Kontroversi Gafatar
Bekas Pengikut Gafatar Asal Sumsel Memilih Pulang Kampung dan Cari Kerja
Warga Sumatera Selatan ini insyaf setelah mengikuti Gafatar dan sempat hijrah ke Kalimantan bersama pengikut Gafatar lainnya.
"Saya pindah ke Kalimantan, intinya kami ingin mencari kehidupan yang lebih layak. Saya tahu dari teman-teman di Kalimantan, seperti mendapatkan tanah untuk pertanian. Hubungan kami dengan warga setempat baik-baik saja, karena setiap hari mencangkul terus, jadi kami ditawari tanah oleh warga setempat.
Awal targetnya bertani padi, tapi masih fokus bercocok tanam sayuran seperti menanam ketimun. Bahkan kami sempat panen ketimun," ujar Fahmi.
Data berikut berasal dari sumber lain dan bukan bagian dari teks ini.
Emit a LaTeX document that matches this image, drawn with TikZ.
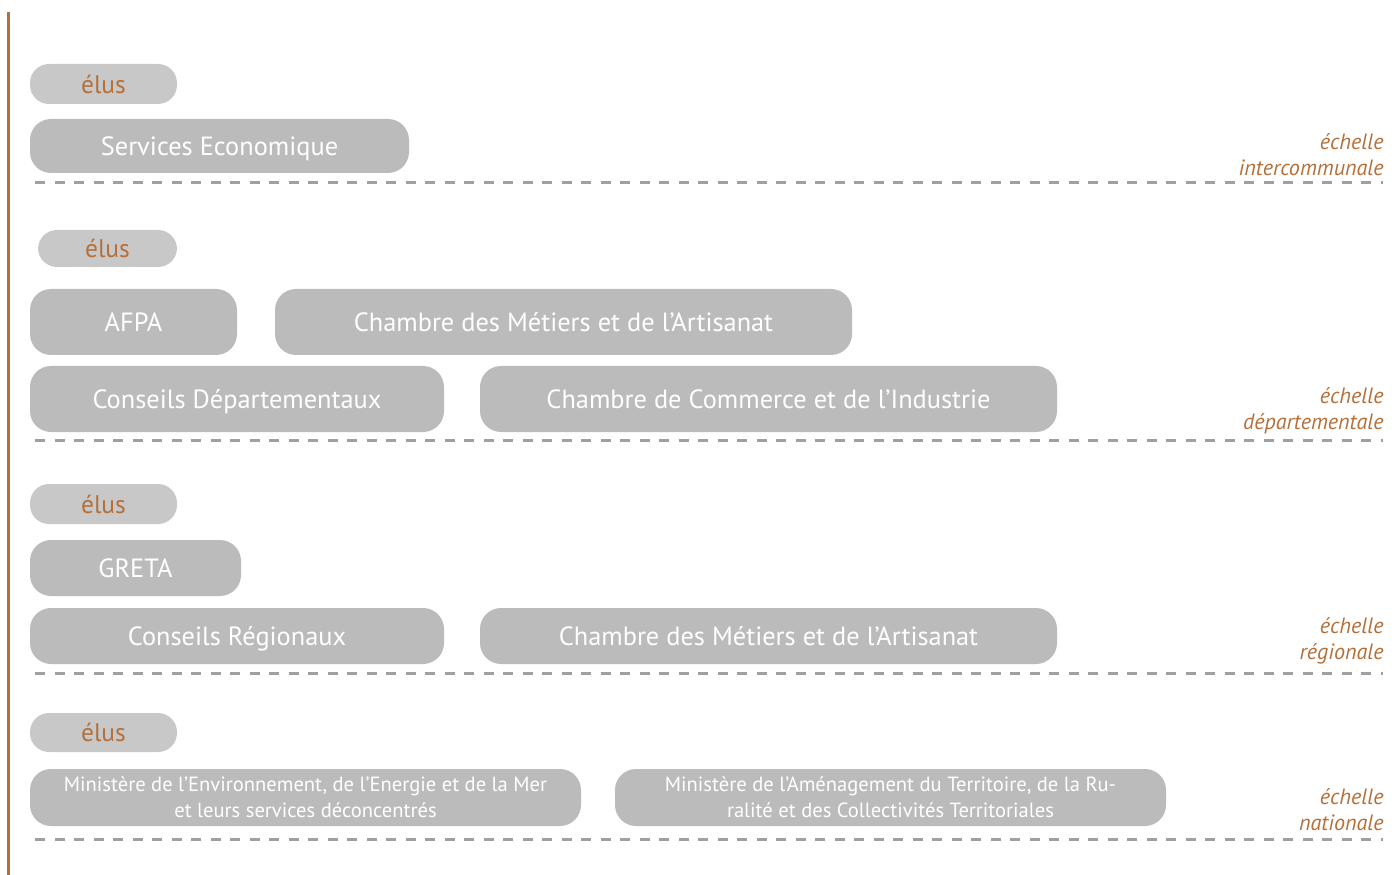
\documentclass[tikz,border=0pt]{standalone}
\usepackage{fontspec}
\setmainfont{PT Sans}
\definecolor{pillgray}{HTML}{BBBBBB}
\definecolor{elusgray}{HTML}{C8C8C9}
\definecolor{rust}{HTML}{B5703A}
\definecolor{dashgray}{HTML}{A0A0A0}
\begin{document}
\begin{tikzpicture}[
    pill/.style={fill=pillgray, rounded corners=0.42cm, text=white, inner sep=0pt,
        text depth=0pt, font=\fontsize{15}{18}\selectfont},
    eluspill/.style={fill=elusgray, rounded corners=0.38cm, text=rust, inner sep=0pt,
        minimum width=2.94cm, minimum height=0.8cm, font=\fontsize{14.5}{17}\selectfont},
    smallpill/.style={pill, align=center, font=\fontsize{11.7}{14.8}\selectfont},
    scalelabel/.style={anchor=east, align=right, text=rust, inner sep=0pt,
        font=\fontsize{12.6}{14.8}\selectfont\itshape},
    levelline/.style={dashgray, line width=0.06cm, dash pattern=on 0.2cm off 0.19cm}
]
    \useasboundingbox (0, 0) rectangle (28, -17.5);
    \draw[rust, line width=0.06cm] (0.18, -0.24) -- (0.18, -17.5);

    % intercommunale
    \node[eluspill] (elus1) at (2.07, -1.68) {élus};
    \node[pill, minimum width=7.58cm, minimum height=1.08cm] (services) at (4.39, -2.92) {Services Economique};
    \node[scalelabel] (scale1) at (27.68, -3.1) {échelle\\intercommunale};
    \draw[levelline] (0.7, -3.66) -- (27.66, -3.66);

    % departementale
    \node[eluspill, minimum width=2.78cm, minimum height=0.74cm] (elus2) at (2.15, -4.97) {élus};
    \node[pill, minimum width=4.14cm, minimum height=1.32cm] (afpa) at (2.67, -6.44) {AFPA};
    \node[pill, minimum width=11.54cm, minimum height=1.32cm] (cmadep) at (11.27, -6.44) {Chambre des Métiers et de l’Artisanat};
    \node[pill, minimum width=8.28cm, minimum height=1.32cm] (cdep) at (4.74, -7.98) {Conseils Départementaux};
    \node[pill, minimum width=11.54cm, minimum height=1.32cm] (cci) at (15.37, -7.98) {Chambre de Commerce et de l’Industrie};
    \node[scalelabel] (scale2) at (27.68, -8.21) {échelle\\départementale};
    \draw[levelline] (0.7, -8.8) -- (27.66, -8.8);

    % regionale
    \node[eluspill] (elus3) at (2.07, -10.08) {élus};
    \node[pill, minimum width=4.22cm, minimum height=1.12cm] (greta) at (2.71, -11.36) {GRETA};
    \node[pill, minimum width=8.28cm, minimum height=1.12cm] (creg) at (4.74, -12.72) {Conseils Régionaux};
    \node[pill, minimum width=11.54cm, minimum height=1.12cm] (cmareg) at (15.37, -12.72) {Chambre des Métiers et de l’Artisanat};
    \node[scalelabel] (scale3) at (27.68, -12.81) {échelle\\régionale};
    \draw[levelline] (0.7, -13.46) -- (27.66, -13.46);

    % nationale
    \node[eluspill, minimum height=0.78cm] (elus4) at (2.07, -14.65) {élus};
    \node[smallpill, minimum width=11.02cm, minimum height=1.14cm] (minenv) at (6.11, -15.95) {Ministère de l’Environnement, de l’Energie et de la Mer\\et leurs services déconcentrés};
    \node[smallpill, minimum width=11.02cm, minimum height=1.14cm] (minter) at (17.81, -15.95) {Ministère de l’Aménagement du Territoire, de la Ru-\\ralité et des Collectivités Territoriales};
    \node[scalelabel] (scale4) at (27.68, -16.19) {échelle\\nationale};
    \draw[levelline] (0.7, -16.78) -- (27.66, -16.78);
\end{tikzpicture}
\end{document}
Mereka sempat menolak ketika dijemput perwakilan Pemerintah Provinsi Sumsel dari Boyolali, pertimbangannya karena saat itu bingung karena kondisi istri dan anak-anak mereka trauma.
Muncul pertanyaan di benak mereka, apakah warga Sumsel mau menerima mereka sebagai bekas pengikut Gafatar yang santer diberitakan pengikut ajaran sesat.
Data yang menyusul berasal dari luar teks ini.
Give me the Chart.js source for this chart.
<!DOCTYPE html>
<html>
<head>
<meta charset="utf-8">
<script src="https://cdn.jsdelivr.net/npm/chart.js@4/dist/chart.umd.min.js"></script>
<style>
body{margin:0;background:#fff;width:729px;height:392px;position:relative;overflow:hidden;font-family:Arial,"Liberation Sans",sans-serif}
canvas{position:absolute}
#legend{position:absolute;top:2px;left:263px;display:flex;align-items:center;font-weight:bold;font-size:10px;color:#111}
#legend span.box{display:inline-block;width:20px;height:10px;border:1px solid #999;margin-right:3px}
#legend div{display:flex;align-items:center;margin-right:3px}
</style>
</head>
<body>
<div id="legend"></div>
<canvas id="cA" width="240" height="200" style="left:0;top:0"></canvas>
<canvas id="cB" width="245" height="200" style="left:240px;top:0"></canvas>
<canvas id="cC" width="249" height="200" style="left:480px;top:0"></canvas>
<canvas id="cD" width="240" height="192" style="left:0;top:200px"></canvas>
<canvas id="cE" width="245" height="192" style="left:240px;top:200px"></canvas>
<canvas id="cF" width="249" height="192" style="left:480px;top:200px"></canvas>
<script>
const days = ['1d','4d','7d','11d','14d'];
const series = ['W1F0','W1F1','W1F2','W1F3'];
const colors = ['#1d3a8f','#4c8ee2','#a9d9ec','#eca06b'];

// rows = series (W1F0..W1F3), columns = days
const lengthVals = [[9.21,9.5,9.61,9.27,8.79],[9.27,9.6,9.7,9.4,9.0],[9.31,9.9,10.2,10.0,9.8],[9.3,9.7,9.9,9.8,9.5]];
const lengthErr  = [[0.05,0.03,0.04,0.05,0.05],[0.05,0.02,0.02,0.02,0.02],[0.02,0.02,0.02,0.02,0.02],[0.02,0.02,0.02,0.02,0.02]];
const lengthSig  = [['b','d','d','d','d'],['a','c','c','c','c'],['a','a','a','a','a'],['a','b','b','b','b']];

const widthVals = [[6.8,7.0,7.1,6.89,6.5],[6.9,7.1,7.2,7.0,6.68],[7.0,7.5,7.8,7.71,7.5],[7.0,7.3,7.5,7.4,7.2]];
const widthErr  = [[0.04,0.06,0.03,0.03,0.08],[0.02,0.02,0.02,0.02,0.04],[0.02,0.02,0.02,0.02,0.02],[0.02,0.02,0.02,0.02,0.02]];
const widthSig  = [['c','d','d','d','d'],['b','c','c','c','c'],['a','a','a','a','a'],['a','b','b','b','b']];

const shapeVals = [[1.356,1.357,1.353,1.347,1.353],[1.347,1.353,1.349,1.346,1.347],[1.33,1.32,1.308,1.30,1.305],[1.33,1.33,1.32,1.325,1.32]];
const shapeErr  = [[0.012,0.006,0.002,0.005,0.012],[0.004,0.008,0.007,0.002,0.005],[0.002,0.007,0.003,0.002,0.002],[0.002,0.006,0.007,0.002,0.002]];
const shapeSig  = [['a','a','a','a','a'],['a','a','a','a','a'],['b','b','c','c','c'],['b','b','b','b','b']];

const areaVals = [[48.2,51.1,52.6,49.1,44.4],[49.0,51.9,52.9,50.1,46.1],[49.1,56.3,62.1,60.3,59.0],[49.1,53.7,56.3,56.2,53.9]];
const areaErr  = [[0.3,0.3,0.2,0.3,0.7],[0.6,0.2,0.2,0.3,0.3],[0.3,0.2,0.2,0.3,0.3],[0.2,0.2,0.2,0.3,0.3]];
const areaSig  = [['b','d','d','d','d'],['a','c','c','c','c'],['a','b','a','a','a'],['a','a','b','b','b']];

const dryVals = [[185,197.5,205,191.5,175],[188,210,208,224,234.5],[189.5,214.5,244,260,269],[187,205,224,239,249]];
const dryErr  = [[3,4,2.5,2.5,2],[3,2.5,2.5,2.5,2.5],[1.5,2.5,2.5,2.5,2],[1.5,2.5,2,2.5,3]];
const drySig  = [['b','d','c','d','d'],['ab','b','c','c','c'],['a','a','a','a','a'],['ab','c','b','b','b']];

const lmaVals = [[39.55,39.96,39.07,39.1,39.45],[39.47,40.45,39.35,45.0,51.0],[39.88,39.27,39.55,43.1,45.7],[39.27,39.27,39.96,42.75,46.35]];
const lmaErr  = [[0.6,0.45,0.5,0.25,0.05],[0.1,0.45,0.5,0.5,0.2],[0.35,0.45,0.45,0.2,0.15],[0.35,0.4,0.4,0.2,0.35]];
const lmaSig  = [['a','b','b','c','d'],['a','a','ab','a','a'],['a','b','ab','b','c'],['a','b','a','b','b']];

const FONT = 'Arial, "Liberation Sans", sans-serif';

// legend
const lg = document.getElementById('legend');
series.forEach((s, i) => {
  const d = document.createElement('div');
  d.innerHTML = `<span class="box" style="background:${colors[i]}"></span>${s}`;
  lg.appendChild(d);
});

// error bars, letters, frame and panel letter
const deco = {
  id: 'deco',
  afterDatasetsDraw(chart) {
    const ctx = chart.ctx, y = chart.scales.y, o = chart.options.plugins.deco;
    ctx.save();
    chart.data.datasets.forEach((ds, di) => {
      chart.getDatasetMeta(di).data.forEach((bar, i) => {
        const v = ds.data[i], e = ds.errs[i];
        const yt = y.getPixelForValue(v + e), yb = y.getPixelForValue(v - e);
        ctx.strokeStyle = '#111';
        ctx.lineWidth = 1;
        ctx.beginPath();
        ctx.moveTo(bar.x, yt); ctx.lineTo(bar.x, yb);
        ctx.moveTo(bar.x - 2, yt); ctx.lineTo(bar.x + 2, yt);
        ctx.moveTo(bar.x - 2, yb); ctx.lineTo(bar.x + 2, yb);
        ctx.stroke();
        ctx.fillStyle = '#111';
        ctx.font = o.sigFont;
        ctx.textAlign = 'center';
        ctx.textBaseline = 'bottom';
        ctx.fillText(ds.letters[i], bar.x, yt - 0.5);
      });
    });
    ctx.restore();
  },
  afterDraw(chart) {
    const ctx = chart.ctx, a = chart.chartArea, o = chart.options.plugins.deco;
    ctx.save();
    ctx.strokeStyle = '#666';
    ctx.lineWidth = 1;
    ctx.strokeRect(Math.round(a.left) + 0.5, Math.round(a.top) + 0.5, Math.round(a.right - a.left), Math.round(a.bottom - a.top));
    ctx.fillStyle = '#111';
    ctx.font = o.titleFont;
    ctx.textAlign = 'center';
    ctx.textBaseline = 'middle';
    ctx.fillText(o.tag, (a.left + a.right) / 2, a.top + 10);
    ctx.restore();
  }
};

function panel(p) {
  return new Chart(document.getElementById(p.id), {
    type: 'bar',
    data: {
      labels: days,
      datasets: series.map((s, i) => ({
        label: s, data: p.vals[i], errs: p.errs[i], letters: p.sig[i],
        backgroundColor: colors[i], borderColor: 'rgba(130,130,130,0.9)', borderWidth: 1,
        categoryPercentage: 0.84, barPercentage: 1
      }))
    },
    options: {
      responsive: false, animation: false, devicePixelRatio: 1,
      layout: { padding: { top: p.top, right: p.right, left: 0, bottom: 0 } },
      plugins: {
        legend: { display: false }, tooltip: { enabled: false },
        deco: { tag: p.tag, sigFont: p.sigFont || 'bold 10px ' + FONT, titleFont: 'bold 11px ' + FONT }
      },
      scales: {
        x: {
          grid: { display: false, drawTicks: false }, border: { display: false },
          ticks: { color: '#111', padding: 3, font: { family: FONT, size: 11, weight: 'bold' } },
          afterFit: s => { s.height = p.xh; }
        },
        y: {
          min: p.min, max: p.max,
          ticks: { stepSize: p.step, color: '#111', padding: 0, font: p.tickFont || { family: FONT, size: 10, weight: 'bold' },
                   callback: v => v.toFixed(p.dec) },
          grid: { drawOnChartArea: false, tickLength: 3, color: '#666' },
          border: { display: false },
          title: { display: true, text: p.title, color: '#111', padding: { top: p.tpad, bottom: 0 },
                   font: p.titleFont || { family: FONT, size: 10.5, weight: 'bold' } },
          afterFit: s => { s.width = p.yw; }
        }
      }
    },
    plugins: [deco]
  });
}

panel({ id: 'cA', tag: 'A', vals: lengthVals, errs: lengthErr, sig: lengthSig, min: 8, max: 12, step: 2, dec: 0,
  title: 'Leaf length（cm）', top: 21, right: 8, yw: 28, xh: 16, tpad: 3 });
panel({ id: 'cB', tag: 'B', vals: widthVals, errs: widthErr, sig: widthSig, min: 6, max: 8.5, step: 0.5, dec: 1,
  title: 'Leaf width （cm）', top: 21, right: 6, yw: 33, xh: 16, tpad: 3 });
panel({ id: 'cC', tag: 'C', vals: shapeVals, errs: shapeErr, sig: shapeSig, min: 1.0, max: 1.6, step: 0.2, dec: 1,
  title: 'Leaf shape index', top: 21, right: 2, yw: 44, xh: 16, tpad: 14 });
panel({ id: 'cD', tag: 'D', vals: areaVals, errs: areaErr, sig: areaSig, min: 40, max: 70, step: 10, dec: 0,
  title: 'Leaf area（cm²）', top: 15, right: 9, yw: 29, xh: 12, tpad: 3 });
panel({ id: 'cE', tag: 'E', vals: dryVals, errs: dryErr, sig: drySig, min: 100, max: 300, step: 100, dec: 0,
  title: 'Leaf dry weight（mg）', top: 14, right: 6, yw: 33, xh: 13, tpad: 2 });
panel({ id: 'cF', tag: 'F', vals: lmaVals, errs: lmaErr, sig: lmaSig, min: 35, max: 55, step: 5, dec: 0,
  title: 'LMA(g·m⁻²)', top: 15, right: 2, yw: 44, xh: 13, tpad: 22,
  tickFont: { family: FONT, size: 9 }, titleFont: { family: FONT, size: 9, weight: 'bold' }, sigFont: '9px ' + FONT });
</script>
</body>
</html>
"Kami hanya menghindar, apakah nantinya diterima atau tidak. Sementara ini istri dan anak-anak sudah mulai hilang traumanya. Sebetulnya saya sudah dijemput keluarga saaya di Jogja, tapi setelah dijelaskan, memang harus diselesaikan dulu di Palembang. Karena saya memang dari Palembang," ujar Fahmi.
Sementara Zainal beranggapan karena takut tidak diterima masyarakat sehingga memilih bertahan di Boyolali.
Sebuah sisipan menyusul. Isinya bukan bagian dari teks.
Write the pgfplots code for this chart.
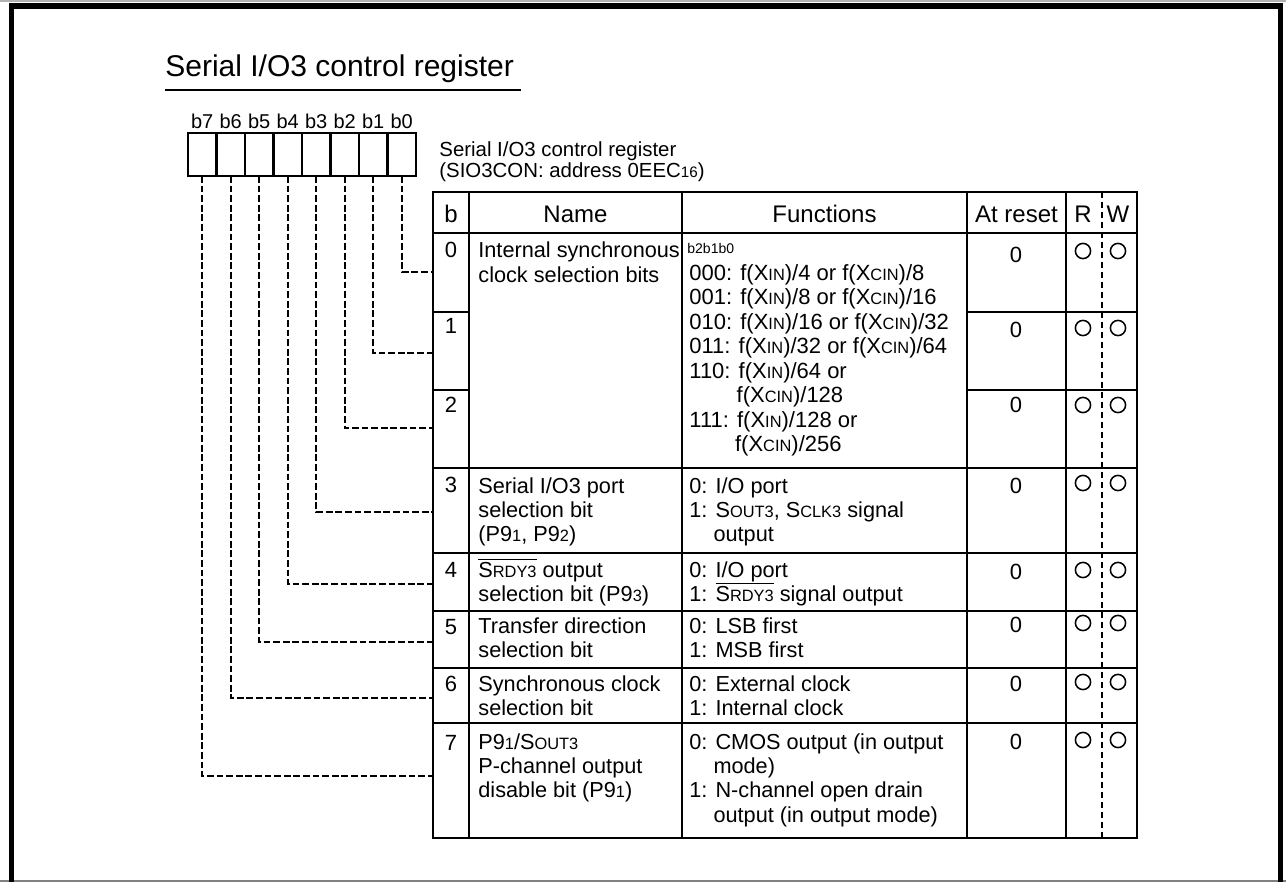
\documentclass[border=0pt]{standalone}
\usepackage{pgfplots}
\pgfplotsset{compat=1.18}
\usepackage{fontspec}
\setmainfont{Liberation Sans}
\newcommand\smc[1]{{\fontsize{8.2}{8.2}\selectfont #1}}
\newcommand\smt[1]{{\fontsize{7.6}{7.6}\selectfont #1}}
\newcommand\seg[4]{\addplot[black, line width=1.35pt, line cap=rect, mark=none] coordinates {(#1,#2) (#3,#4)};}
\newcommand\conn[2]{\addplot[black, line width=1pt, dash pattern=on 3.4pt off 1.4pt, line cap=butt, mark=none] coordinates {(#1,176) (#1,#2) (433,#2)};}
\tikzset{
  txt/.style={anchor=base west, inner sep=0pt, align=left, font=\fontsize{10.85}{12.2}\selectfont},
  ctr/.style={anchor=base, inner sep=0pt, font=\fontsize{11}{12.2}\selectfont},
  hdr/.style={anchor=base, inner sep=0pt, font=\fontsize{12}{14}\selectfont},
  bl/.style={anchor=base, inner sep=0pt, font=\fontsize{10}{12}\selectfont},
}
\begin{document}
\begin{tikzpicture}
\begin{axis}[
  width=643pt, height=441pt, scale only axis,
  xmin=0, xmax=1286, ymin=0, ymax=882, y dir=reverse,
  hide axis, clip=false,
]
\coordinate (BL) at (axis cs:0,882);
\coordinate (TR) at (axis cs:1286,0);
% outer frame
\addplot[gray, line width=0.8pt, line cap=butt, mark=none] coordinates {(0,881) (1286,881)};
\addplot[gray!60, line width=0.6pt, line cap=butt, mark=none] coordinates {(0,1) (1286,1)};
\addplot[black, line width=2.8pt, line join=miter, line cap=butt, mark=none] coordinates {(11.5,882) (11.5,6) (1280.5,6) (1280.5,882)};
% title
\node[anchor=base west, inner sep=0pt, font=\fontsize{15}{18}\selectfont] at (axis cs:165,77) {Serial I/O3 control register};
\addplot[black, line width=0.6pt, line cap=butt, mark=none] coordinates {(165,90) (521,90)};
% register boxes
\addplot[black, line width=1.2pt, line cap=rect, line join=miter, mark=none] coordinates {(188,133) (416,133) (416,176) (188,176) (188,133)};
\seg{216.5}{133}{216.5}{176}
\seg{245}{133}{245}{176}
\seg{273.5}{133}{273.5}{176}
\seg{302}{133}{302}{176}
\seg{330.5}{133}{330.5}{176}
\seg{359}{133}{359}{176}
\seg{387.5}{133}{387.5}{176}
% bit labels
\node[bl] at (axis cs:202.25,129) {b7};
\node[bl] at (axis cs:230.75,129) {b6};
\node[bl] at (axis cs:259.25,129) {b5};
\node[bl] at (axis cs:287.75,129) {b4};
\node[bl] at (axis cs:316.25,129) {b3};
\node[bl] at (axis cs:344.75,129) {b2};
\node[bl] at (axis cs:373.25,129) {b1};
\node[bl] at (axis cs:401.75,129) {b0};
% subtitle (base = last line)
\node[anchor=base west, inner sep=0pt, align=left, font=\fontsize{10.2}{10.6}\selectfont] at (axis cs:439,178) {Serial I/O3 control register\\(SIO3CON: address 0EEC\smt{16})};
% connections
\conn{202.25}{776}
\conn{230.75}{698}
\conn{259.25}{642}
\conn{287.75}{584}
\conn{316.25}{512}
\conn{344.75}{428}
\conn{373.25}{353}
\conn{401.75}{272}
% table verticals
\seg{433}{192}{433}{838}
\seg{469}{192}{469}{838}
\seg{682}{192}{682}{838}
\seg{967}{192}{967}{838}
\seg{1066}{192}{1066}{838}
\seg{1137}{192}{1137}{838}
% table horizontals
\seg{433}{192}{1137}{192}
\seg{433}{233}{1137}{233}
\seg{433}{468}{1137}{468}
\seg{433}{553}{1137}{553}
\seg{433}{611}{1137}{611}
\seg{433}{668}{1137}{668}
\seg{433}{723}{1137}{723}
\seg{433}{838}{1137}{838}
\seg{433}{312}{469}{312}
\seg{967}{312}{1137}{312}
\seg{433}{390}{469}{390}
\seg{967}{390}{1137}{390}
% R/W separator
\addplot[black, line width=0.6pt, dash pattern=on 3pt off 2pt, line cap=butt, mark=none] coordinates {(1102,192) (1102,838)};
% header
\node[hdr] at (axis cs:451,223) {b};
\node[hdr] at (axis cs:575.5,223) {Name};
\node[hdr] at (axis cs:824.5,223) {Functions};
\node[hdr] at (axis cs:1016.5,223) {At reset};
\node[hdr] at (axis cs:1083,223) {R};
\node[hdr] at (axis cs:1118,223) {W};
% bit numbers
\node[ctr] at (axis cs:451,258) {0};
\node[ctr] at (axis cs:451,334) {1};
\node[ctr] at (axis cs:451,413) {2};
\node[ctr] at (axis cs:451,492) {3};
\node[ctr] at (axis cs:451,577) {4};
\node[ctr] at (axis cs:451,634) {5};
\node[ctr] at (axis cs:451,691) {6};
\node[ctr] at (axis cs:451,750) {7};
% at reset
\node[ctr] at (axis cs:1016,263) {0};
\node[ctr] at (axis cs:1016,338) {0};
\node[ctr] at (axis cs:1016,413) {0};
\node[ctr] at (axis cs:1016,493) {0};
\node[ctr] at (axis cs:1016,579) {0};
\node[ctr] at (axis cs:1016,632) {0};
\node[ctr] at (axis cs:1016,691) {0};
\node[ctr] at (axis cs:1016,749) {0};
% R/W circles
\addplot[black, only marks, mark=o, mark size=3.8pt, mark options={line width=0.75pt, solid}] coordinates {
(1083,251) (1118,251) (1083,328) (1118,328) (1083,405) (1118,405)
(1083,483) (1118,483) (1083,570) (1118,570) (1083,623) (1118,623)
(1083,682) (1118,682) (1083,740) (1118,740)};
% names (anchor = baseline of last line)
\node[txt] at (axis cs:478,282.4) {Internal synchronous\\clock selection bits};
\node[txt] at (axis cs:478,541.8) {Serial I/O3 port\\selection bit\\(P9\smc{1}, P9\smc{2})};
\node[txt] at (axis cs:478,601.4) {$\overline{\mbox{S\smc{RDY3}}}$ output\\selection bit (P9\smc{3})};
\node[txt] at (axis cs:478,657.4) {Transfer direction\\selection bit};
\node[txt] at (axis cs:478,715.4) {Synchronous clock\\selection bit};
\node[txt] at (axis cs:478,797.8) {P9\smc{1}/S\smc{OUT3}\\P-channel output\\disable bit (P9\smc{1})};
% functions
\node[anchor=base west, inner sep=0pt, font=\fontsize{7}{8}\selectfont] at (axis cs:687,254) {b2b1b0};
\node[txt, font=\fontsize{11}{12.25}\selectfont] at (axis cs:689,451.5) {000: f(X\smc{IN})/4 or f(X\smc{CIN})/8\\001: f(X\smc{IN})/8 or f(X\smc{CIN})/16\\010: f(X\smc{IN})/16 or f(X\smc{CIN})/32\\011: f(X\smc{IN})/32 or f(X\smc{CIN})/64\\110: f(X\smc{IN})/64 or\\\phantom{110:~}f(X\smc{CIN})/128\\111: f(X\smc{IN})/128 or\\\phantom{111:~}f(X\smc{CIN})/256};
\node[txt] at (axis cs:689,541.8) {0: I/O port\\1: S\smc{OUT3}, S\smc{CLK3} signal\\\phantom{1:~}output};
\node[txt] at (axis cs:689,601.4) {0: I/O port\\1: $\overline{\mbox{S\smc{RDY3}}}$ signal output};
\node[txt] at (axis cs:689,657.4) {0: LSB first\\1: MSB first};
\node[txt] at (axis cs:689,715.4) {0: External clock\\1: Internal clock};
\node[txt] at (axis cs:689,822.2) {0: CMOS output (in output\\\phantom{0:~}mode)\\1: N-channel open drain\\\phantom{1:~}output (in output mode)};
\end{axis}
\pgfresetboundingbox
\path[use as bounding box] (BL) rectangle (TR);
\end{tikzpicture}
\end{document}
"Sampai saat ini saya masih survei dulu, apakah diterima aatau tidak. Karena ada yang bilang saya disebut sebagai guru besar, itu tidak benar sama sekali. Intinya kami pindah ke Kalimantan untuk kehidupan lebih baik. Di Gafatar dulu saya di bidang ekonomi dan kesejahteraan, sedangkan Fahmi di bidang olahraga," ujar Zainal.